**WORK TO BE COMPLETED**
Copy the data below exactly, omitting any picture it contains.

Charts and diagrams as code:
+ + + + + + +
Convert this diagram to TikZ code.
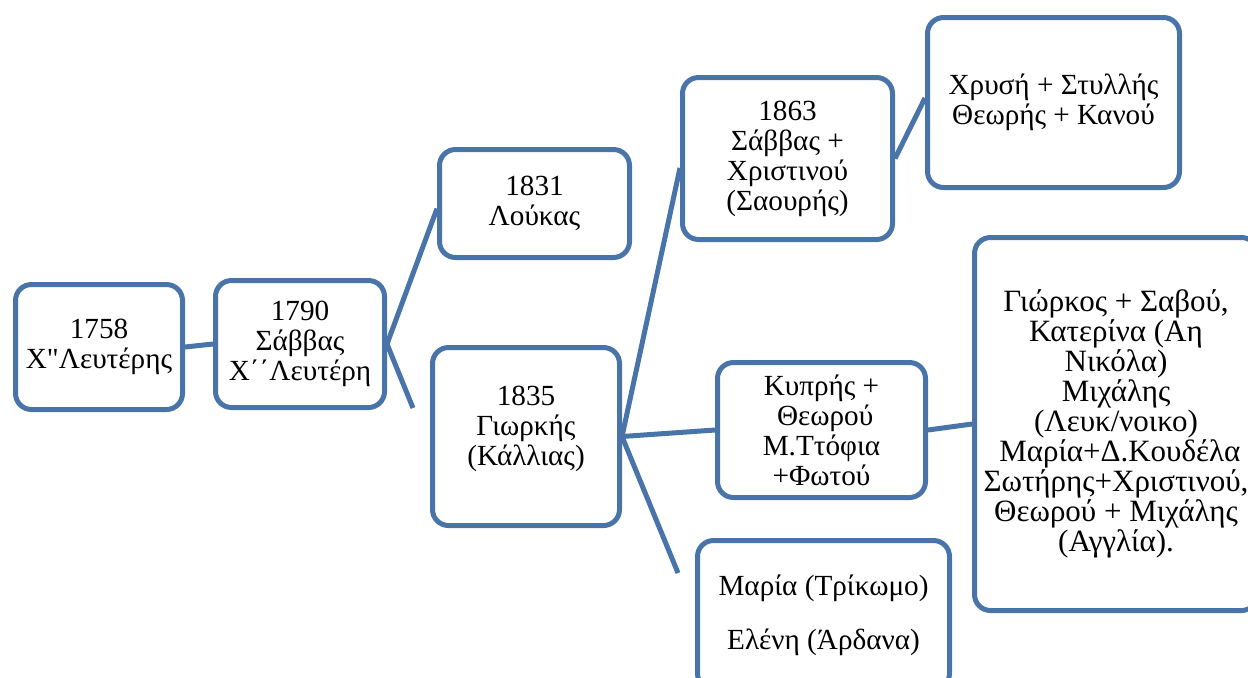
\documentclass[tikz,border=0pt]{standalone}
\usepackage{fontspec}
\setmainfont{Liberation Serif}[Ligatures=TeXOff]
\definecolor{famblue}{RGB}{72,116,170}

\begin{document}
\begin{tikzpicture}[x=0.5pt, y=-0.5pt, line width=2.5pt]

        \def\rc{8pt}                % corner radius of the boxes
        \def\fs{14.6}               % font size
        \def\bs{15}                 % line distance
        \tikzstyle{member}=[draw=famblue, rounded corners=\rc, align=center, inner sep=1pt, font={\fontsize{\fs pt}{\bs pt}\selectfont}]
        \tikzstyle{link}=[draw=famblue]
        \tikzset{boxsize/.style 2 args={minimum width=#1*0.5pt, minimum height=#2*0.5pt}}

        \clip (0,0) rectangle (1248,677);

        % Draw the first generations
        \node[member, boxsize={167}{125}] (g1758) at (99,347) {1758\\Χ"Λευτέρης};
        \node[member, boxsize={169}{127}] (g1790) at (300,344) {1790\\Σάββας\\Χ΄΄Λευτέρη};

        % Draw the children of Savvas
        \node[member, boxsize={190}{108}] (g1831) at (534.5,203.5) {1831\\Λούκας};
        \node[member, boxsize={187}{178}] (g1835) at (526,436.5) {1835\\Γιωρκής\\(Κάλλιας)\\[-4pt]\mbox{}};

        % Draw the children of Giorkis
        \node[member, boxsize={210}{162}] (g1863) at (787.5,158.5) {1863\\Σάββας +\\Χριστινού\\(Σαουρής)};
        \node[member, boxsize={208}{135}] (kyp) at (821.5,430) {Κυπρής +\\\ Θεωρού\\Μ.Ττόφια\\+Φωτού};
        \node[member, boxsize={252}{149}] (mar) at (823.5,615) {Μαρία (Τρίκωμο)\\[12pt]Ελένη (Άρδανα)};

        % Draw the grandchildren
        \node[member, boxsize={252}{170}] (xry) at (1053.5,102.5) {Χρυσή + Στυλλής\\Θεωρής + Κανού};
        \node[member, boxsize={283}{373}, font={\fontsize{15.5pt}{15pt}\selectfont}] (gio) at (1116,424) {Γιώρκος + Σαβού,\\Κατερίνα (Αη\\Νικόλα)\\Μιχάλης\\(Λευκ/νοικο)\\\ Μαρία+Δ.Κουδέλα\\Σωτήρης+Χριστινού,\\Θεωρού + Μιχάλης\\(Αγγλία).};

        % Free ends of the connectors
        \coordinate (end1790) at (413,408);
        \coordinate (end1835) at (678,573);

        % Connect the generations
        \draw[link] (g1758.east) -- (g1790.west);
        \draw[link] (g1790.east) -- (g1831.183);
        \draw[link] (g1790.east) -- (end1790);
        \draw[link] (g1835.east) -- (g1863.185);
        \draw[link] (g1835.east) -- (kyp.west);
        \draw[link] (g1835.east) -- (end1835);
        \draw[link] (g1863.east) -- (xry.178);
        \draw[link] (kyp.east) -- (gio.west);

\end{tikzpicture}
\end{document}
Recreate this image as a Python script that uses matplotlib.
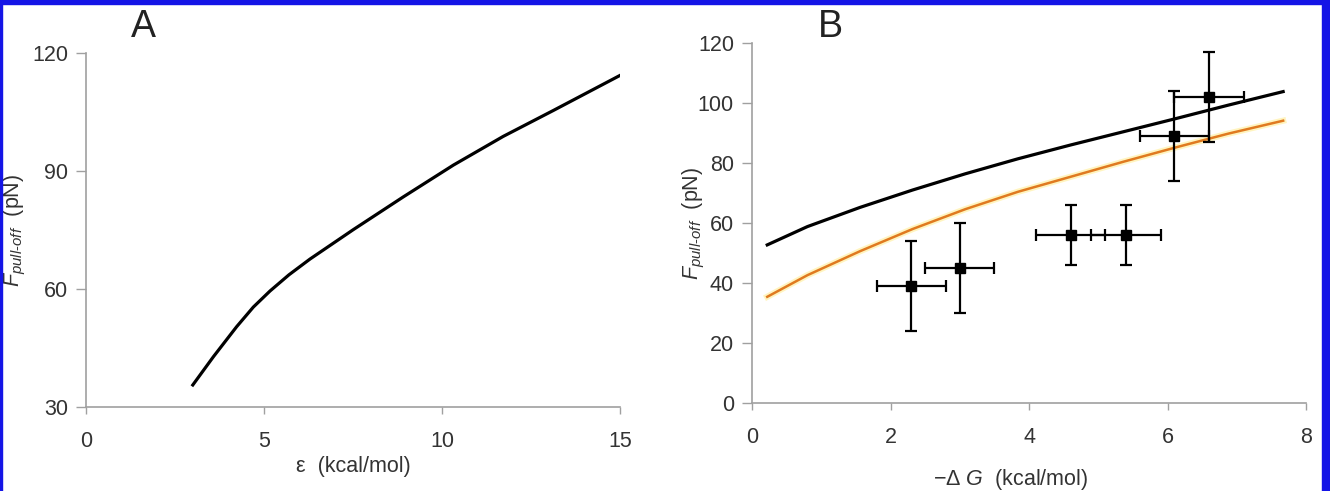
import numpy as np
import matplotlib.pyplot as plt
from matplotlib.patches import Rectangle

plt.rcParams['font.family'] = ['Liberation Sans', 'DejaVu Sans']
plt.rcParams['mathtext.fontset'] = 'custom'
plt.rcParams['mathtext.rm'] = 'Liberation Sans'
plt.rcParams['mathtext.it'] = 'Liberation Sans:italic'

# panel A: model curve
eps = [3.0, 3.58, 4.23, 4.7, 5.17, 5.7, 6.29, 7.51, 8.91, 10.32, 11.72, 13.13, 15.0]
f_eps = [35.6, 42.8, 50.4, 55.4, 59.5, 63.6, 67.6, 75.1, 83.4, 91.5, 98.8, 105.4, 114.3]

# panel B: model curves
dg_curve = [0.22, 0.80, 1.56, 2.32, 3.08, 3.84, 4.60, 5.36, 6.12, 6.88, 7.67]
f_black = [52.7, 58.8, 65.2, 71.0, 76.4, 81.4, 86.0, 90.4, 94.8, 99.3, 103.8]
f_orange = [35.4, 42.6, 50.6, 58.0, 64.6, 70.4, 75.4, 80.4, 85.2, 89.8, 94.1]

# panel B: measurements
dg_pts = [2.3, 3.0, 4.6, 5.4, 6.1, 6.6]
f_pts = [39, 45, 56, 56, 89, 102]
dg_err = [0.5, 0.5, 0.5, 0.5, 0.5, 0.5]
f_err = [15, 15, 10, 10, 15, 15]

label_col = '#333333'
spine_col = '#a0a0a0'
fs = 15.5

fig = plt.figure(figsize=(13.3, 4.91), dpi=100)

def style(ax):
    for s in ['top', 'right']:
        ax.spines[s].set_visible(False)
    for s in ['left', 'bottom']:
        ax.spines[s].set_color(spine_col)
        ax.spines[s].set_linewidth(1.2)
    ax.tick_params(axis='both', colors=spine_col, labelcolor=label_col,
                   labelsize=fs, width=1.0)
    ax.tick_params(axis='y', pad=6, length=7)
    ax.tick_params(axis='x', pad=12, length=5)

ylab = r'$F_{\mathit{pull}\text{-}\mathit{off}}$  (pN)'

# panel A
axA = fig.add_axes([86 / 1330, (491 - 407) / 491, (620 - 86) / 1330, (407 - 53) / 491])
axA.plot(eps, f_eps, color='black', linewidth=2.3)
axA.set_xlim(0, 15)
axA.set_ylim(30, 120)
axA.set_xticks([0, 5, 10, 15])
axA.set_yticks([30, 60, 90, 120])
style(axA)
axA.set_xlabel('ε  (kcal/mol)', fontsize=fs, color=label_col)
axA.set_ylabel(ylab, fontsize=fs, color=label_col)
axA.xaxis.set_label_coords(0.5, -0.138)
axA.yaxis.set_label_coords(-0.109, 0.5)
fig.text(143 / 1330, 1 - 27 / 491, 'A', fontsize=27, ha='center', va='center', color='#222222')

# panel B
axB = fig.add_axes([752 / 1330, (491 - 403) / 491, (1306 - 752) / 1330, (403 - 43) / 491])
axB.plot(dg_curve, f_orange, color='#fff2b0', linewidth=4.5, alpha=0.8)
axB.plot(dg_curve, f_orange, color='#e07a20', linewidth=1.8)
axB.plot(dg_curve, f_black, color='black', linewidth=2.3)
axB.errorbar(dg_pts, f_pts, xerr=dg_err, yerr=f_err, fmt='s', color='black',
             markersize=7, elinewidth=1.6, capsize=4, capthick=1.6)
axB.set_xlim(0, 8)
axB.set_ylim(0, 120)
axB.set_xticks([0, 2, 4, 6, 8])
axB.set_yticks([0, 20, 40, 60, 80, 100, 120])
style(axB)
axB.set_xlabel(r'−Δ $\mathit{G}$  (kcal/mol)', fontsize=fs, color=label_col)
axB.set_ylabel(ylab, fontsize=fs, color=label_col)
axB.xaxis.set_label_coords(0.466, -0.178)
axB.yaxis.set_label_coords(-0.081, 0.5)
fig.text(830 / 1330, 1 - 27 / 491, 'B', fontsize=27, ha='center', va='center', color='#222222')

# blue frame
blue = '#1414e6'
fig.patches.append(Rectangle((0, 1 - 4 / 491), 1, 4 / 491, transform=fig.transFigure, color=blue, zorder=10))
fig.patches.append(Rectangle((0, 0), 2 / 1330, 1, transform=fig.transFigure, color=blue, zorder=10))
fig.patches.append(Rectangle((1 - 8 / 1330, 0), 8 / 1330, 1, transform=fig.transFigure, color=blue, zorder=10))

fig.savefig('out.png', dpi=100)
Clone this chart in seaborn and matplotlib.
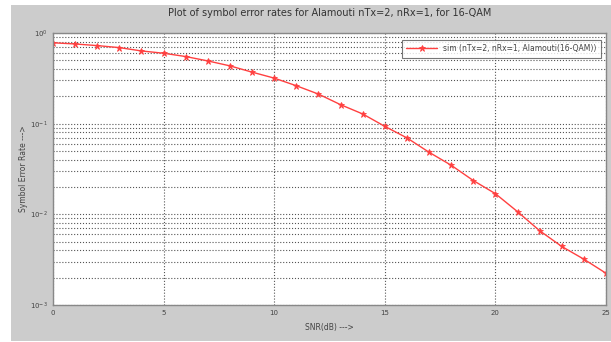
+ + + + + + +
**WRITTEN RESPONSE**
Convert this diagram to TikZ code.
\documentclass[tikz,border=0pt]{standalone}
\usepackage{fontspec}
\setmainfont{Liberation Serif}[Ligatures=TeXOff]
\definecolor{famblue}{RGB}{72,116,170}

\begin{document}
\begin{tikzpicture}[x=0.5pt, y=-0.5pt, line width=2.5pt]

        \def\rc{8pt}                % corner radius of the boxes
        \def\fs{14.6}               % font size
        \def\bs{15}                 % line distance
        \tikzstyle{member}=[draw=famblue, rounded corners=\rc, align=center, inner sep=1pt, font={\fontsize{\fs pt}{\bs pt}\selectfont}]
        \tikzstyle{link}=[draw=famblue]
        \tikzset{boxsize/.style 2 args={minimum width=#1*0.5pt, minimum height=#2*0.5pt}}

        \clip (0,0) rectangle (1248,677);

        % Draw the first generations
        \node[member, boxsize={167}{125}] (g1758) at (99,347) {1758\\Χ"Λευτέρης};
        \node[member, boxsize={169}{127}] (g1790) at (300,344) {1790\\Σάββας\\Χ΄΄Λευτέρη};

        % Draw the children of Savvas
        \node[member, boxsize={190}{108}] (g1831) at (534.5,203.5) {1831\\Λούκας};
        \node[member, boxsize={187}{178}] (g1835) at (526,436.5) {1835\\Γιωρκής\\(Κάλλιας)\\[-4pt]\mbox{}};

        % Draw the children of Giorkis
        \node[member, boxsize={210}{162}] (g1863) at (787.5,158.5) {1863\\Σάββας +\\Χριστινού\\(Σαουρής)};
        \node[member, boxsize={208}{135}] (kyp) at (821.5,430) {Κυπρής +\\\ Θεωρού\\Μ.Ττόφια\\+Φωτού};
        \node[member, boxsize={252}{149}] (mar) at (823.5,615) {Μαρία (Τρίκωμο)\\[12pt]Ελένη (Άρδανα)};

        % Draw the grandchildren
        \node[member, boxsize={252}{170}] (xry) at (1053.5,102.5) {Χρυσή + Στυλλής\\Θεωρής + Κανού};
        \node[member, boxsize={283}{373}, font={\fontsize{15.5pt}{15pt}\selectfont}] (gio) at (1116,424) {Γιώρκος + Σαβού,\\Κατερίνα (Αη\\Νικόλα)\\Μιχάλης\\(Λευκ/νοικο)\\\ Μαρία+Δ.Κουδέλα\\Σωτήρης+Χριστινού,\\Θεωρού + Μιχάλης\\(Αγγλία).};

        % Free ends of the connectors
        \coordinate (end1790) at (413,408);
        \coordinate (end1835) at (678,573);

        % Connect the generations
        \draw[link] (g1758.east) -- (g1790.west);
        \draw[link] (g1790.east) -- (g1831.183);
        \draw[link] (g1790.east) -- (end1790);
        \draw[link] (g1835.east) -- (g1863.185);
        \draw[link] (g1835.east) -- (kyp.west);
        \draw[link] (g1835.east) -- (end1835);
        \draw[link] (g1863.east) -- (xry.178);
        \draw[link] (kyp.east) -- (gio.west);

\end{tikzpicture}
\end{document}
Recreate this image as a Python script that uses matplotlib.
import numpy as np
import matplotlib.pyplot as plt
from matplotlib.patches import Rectangle

plt.rcParams['font.family'] = ['Liberation Sans', 'DejaVu Sans']
plt.rcParams['mathtext.fontset'] = 'custom'
plt.rcParams['mathtext.rm'] = 'Liberation Sans'
plt.rcParams['mathtext.it'] = 'Liberation Sans:italic'

# panel A: model curve
eps = [3.0, 3.58, 4.23, 4.7, 5.17, 5.7, 6.29, 7.51, 8.91, 10.32, 11.72, 13.13, 15.0]
f_eps = [35.6, 42.8, 50.4, 55.4, 59.5, 63.6, 67.6, 75.1, 83.4, 91.5, 98.8, 105.4, 114.3]

# panel B: model curves
dg_curve = [0.22, 0.80, 1.56, 2.32, 3.08, 3.84, 4.60, 5.36, 6.12, 6.88, 7.67]
f_black = [52.7, 58.8, 65.2, 71.0, 76.4, 81.4, 86.0, 90.4, 94.8, 99.3, 103.8]
f_orange = [35.4, 42.6, 50.6, 58.0, 64.6, 70.4, 75.4, 80.4, 85.2, 89.8, 94.1]

# panel B: measurements
dg_pts = [2.3, 3.0, 4.6, 5.4, 6.1, 6.6]
f_pts = [39, 45, 56, 56, 89, 102]
dg_err = [0.5, 0.5, 0.5, 0.5, 0.5, 0.5]
f_err = [15, 15, 10, 10, 15, 15]

label_col = '#333333'
spine_col = '#a0a0a0'
fs = 15.5

fig = plt.figure(figsize=(13.3, 4.91), dpi=100)

def style(ax):
    for s in ['top', 'right']:
        ax.spines[s].set_visible(False)
    for s in ['left', 'bottom']:
        ax.spines[s].set_color(spine_col)
        ax.spines[s].set_linewidth(1.2)
    ax.tick_params(axis='both', colors=spine_col, labelcolor=label_col,
                   labelsize=fs, width=1.0)
    ax.tick_params(axis='y', pad=6, length=7)
    ax.tick_params(axis='x', pad=12, length=5)

ylab = r'$F_{\mathit{pull}\text{-}\mathit{off}}$  (pN)'

# panel A
axA = fig.add_axes([86 / 1330, (491 - 407) / 491, (620 - 86) / 1330, (407 - 53) / 491])
axA.plot(eps, f_eps, color='black', linewidth=2.3)
axA.set_xlim(0, 15)
axA.set_ylim(30, 120)
axA.set_xticks([0, 5, 10, 15])
axA.set_yticks([30, 60, 90, 120])
style(axA)
axA.set_xlabel('ε  (kcal/mol)', fontsize=fs, color=label_col)
axA.set_ylabel(ylab, fontsize=fs, color=label_col)
axA.xaxis.set_label_coords(0.5, -0.138)
axA.yaxis.set_label_coords(-0.109, 0.5)
fig.text(143 / 1330, 1 - 27 / 491, 'A', fontsize=27, ha='center', va='center', color='#222222')

# panel B
axB = fig.add_axes([752 / 1330, (491 - 403) / 491, (1306 - 752) / 1330, (403 - 43) / 491])
axB.plot(dg_curve, f_orange, color='#fff2b0', linewidth=4.5, alpha=0.8)
axB.plot(dg_curve, f_orange, color='#e07a20', linewidth=1.8)
axB.plot(dg_curve, f_black, color='black', linewidth=2.3)
axB.errorbar(dg_pts, f_pts, xerr=dg_err, yerr=f_err, fmt='s', color='black',
             markersize=7, elinewidth=1.6, capsize=4, capthick=1.6)
axB.set_xlim(0, 8)
axB.set_ylim(0, 120)
axB.set_xticks([0, 2, 4, 6, 8])
axB.set_yticks([0, 20, 40, 60, 80, 100, 120])
style(axB)
axB.set_xlabel(r'−Δ $\mathit{G}$  (kcal/mol)', fontsize=fs, color=label_col)
axB.set_ylabel(ylab, fontsize=fs, color=label_col)
axB.xaxis.set_label_coords(0.466, -0.178)
axB.yaxis.set_label_coords(-0.081, 0.5)
fig.text(830 / 1330, 1 - 27 / 491, 'B', fontsize=27, ha='center', va='center', color='#222222')

# blue frame
blue = '#1414e6'
fig.patches.append(Rectangle((0, 1 - 4 / 491), 1, 4 / 491, transform=fig.transFigure, color=blue, zorder=10))
fig.patches.append(Rectangle((0, 0), 2 / 1330, 1, transform=fig.transFigure, color=blue, zorder=10))
fig.patches.append(Rectangle((1 - 8 / 1330, 0), 8 / 1330, 1, transform=fig.transFigure, color=blue, zorder=10))

fig.savefig('out.png', dpi=100)
Clone this chart in seaborn and matplotlib.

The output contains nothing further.